Little progress seen as talks with Iran come to end
Wednesday, December 8, 2010
GENEVA - When two days of talks between Iran and major powers ended here Tuesday, with few signs of progress except an agreement to meet again next month in Istanbul, the dueling news conferences by both sides laid bare the difficulties ahead.
There was no public agreement on what was discussed in the past - or even what will be covered in the future.
European Union foreign policy chief Catherine Ashton, representing the major powers, spoke for only a minute and took no questions. She said that the talks this week were "detailed, substantive" and that the discussions in January will cover "practical ideas and ways of cooperating toward a resolution of our core concerns about the nuclear issue."
By contrast, Saeed Jalili, Iran's envoy to the talks, spoke to reporters for 80 minutes, standing before a photograph of an Iranian nuclear scientist who was recently killed. He began with a lengthy description of why the world needs Iran's capabilities to prosper. "Today, more than ever, Iran is powerful," he said of a country under vast international sanctions. "It is in the best economic, political, regional and international shape."
Jalili told reporters that Ashton's comments were "disrespectful" and that the two sides had reached no agreement on what should be discussed at the next round of talks, but he did note a desire to reach "common ground." He added: "I am telling you clearly and openly that halting uranium enrichment will not be discussed at the Istanbul meeting"- even though that is the key goal of major-power diplomacy. He suggested that the main focus of the Istanbul talks will be on the nuclear weapons stockpiles of the other countries at the table.
In every respect, the outcome of the latest round of discussions with Iran appears less substantive than the talks 14 months ago. Then, officials announced a series of agreements, including a plan to meet again within a month. That meeting never happened, and one of the key agreements quickly fell apart.
"Our expectations for these talks were low, and I can't say they were exceeded," said a senior U.S. administration official, briefing reporters on the condition of anonymity. The talks were "difficult and candid," with a fair amount of "Iranian venting and posturing," the official said.
Iranian state media reported that the nuclear program was not discussed, but officials from the major powers - which included the United States, Russia, China, Britain, France and Germany - said that Iran's nuclear program took up 75 percent of the conversation. In particular, Iran on Monday provided its account of how it is complying with international obligations - and then on Tuesday morning the other side tried to demonstrate how the nation is failing that test, officials said.
But U.S. and other officials are hoping that despite Jalili's bravado, Iran is slowly coming to realize that its tactics are leading it to greater isolation and economic woe.
Assuming that the next meeting will take place as scheduled, the challenge for the United States and its partners will be to turn the nascent process into something more substantial.

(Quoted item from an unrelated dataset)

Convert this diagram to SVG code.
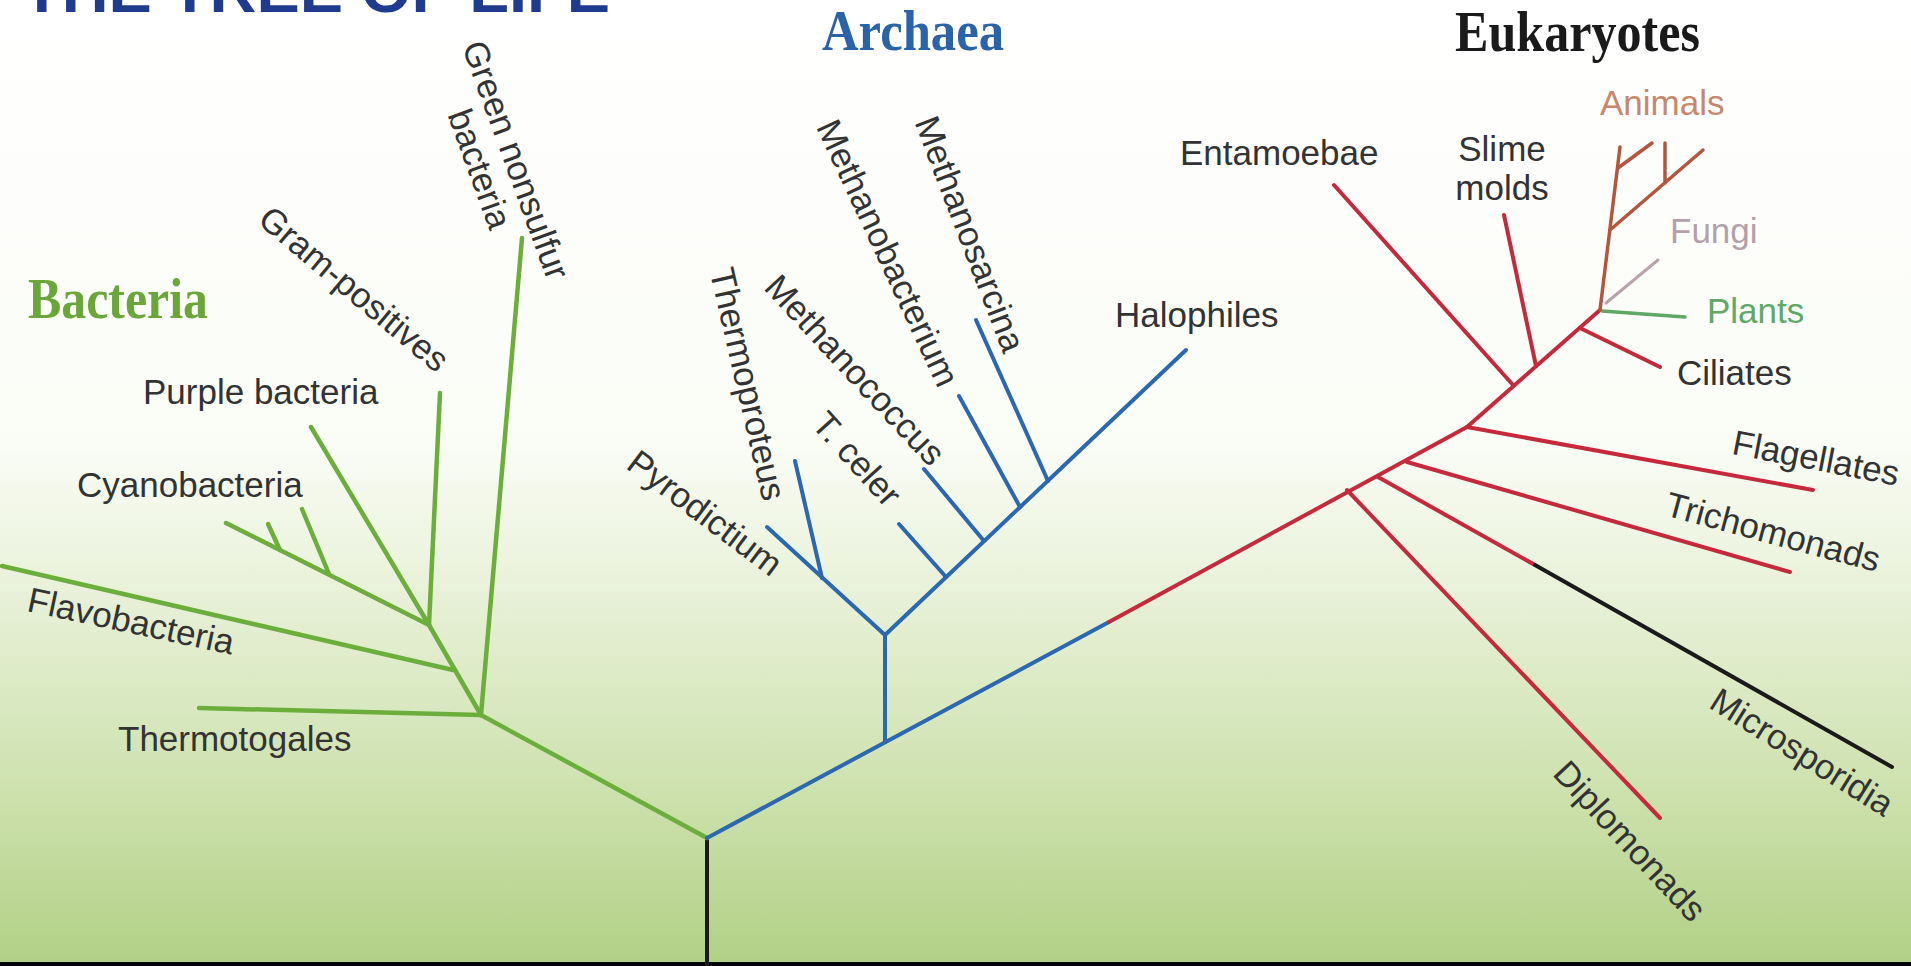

The U.S. official said the major powers hope that the new talks will focus on steps Iran can take to build confidence, such as accepting a revised version of an earlier agreement on a medical research reactor or agreeing to abide by an international accord to give notice of any plans to build nuclear-related facilities.
The research reactor deal was the key achievement of the 2009 talks, but many of its elements - such as Iran giving up a substantial portion of its enriched uranium - have become outdated, as Iran has forged ahead with its uranium-enrichment program. So it might require substantial renegotiation.
In an ominous development, Iranian President Mahmoud Ahmadinejad appeared to set high standards for success in the Istanbul talks. He said the major powers need to lift four sets of sanctions imposed by the U.N. Security Council - a move none would ever consider until the end of a long process.
"We have done the easy bit," a senior European Union official said in an interview, speaking on the condition of anonymity. "There is no guarantee the next bit will work."
Yet he pointed out that the prospect of another meeting is more solid than it was in the last round of talks. Then, Jalili never agreed to a meeting; he simply agreed not to dispute the West's announcement of a follow-up meeting. It was essentially a bit of theater for the media, but the prospects for that meeting were tenuous.
This time, Jalili also announced the meeting. As the E.U. official put it: "A meeting in itself is not a success. But in order to have successes, you have to have meetings."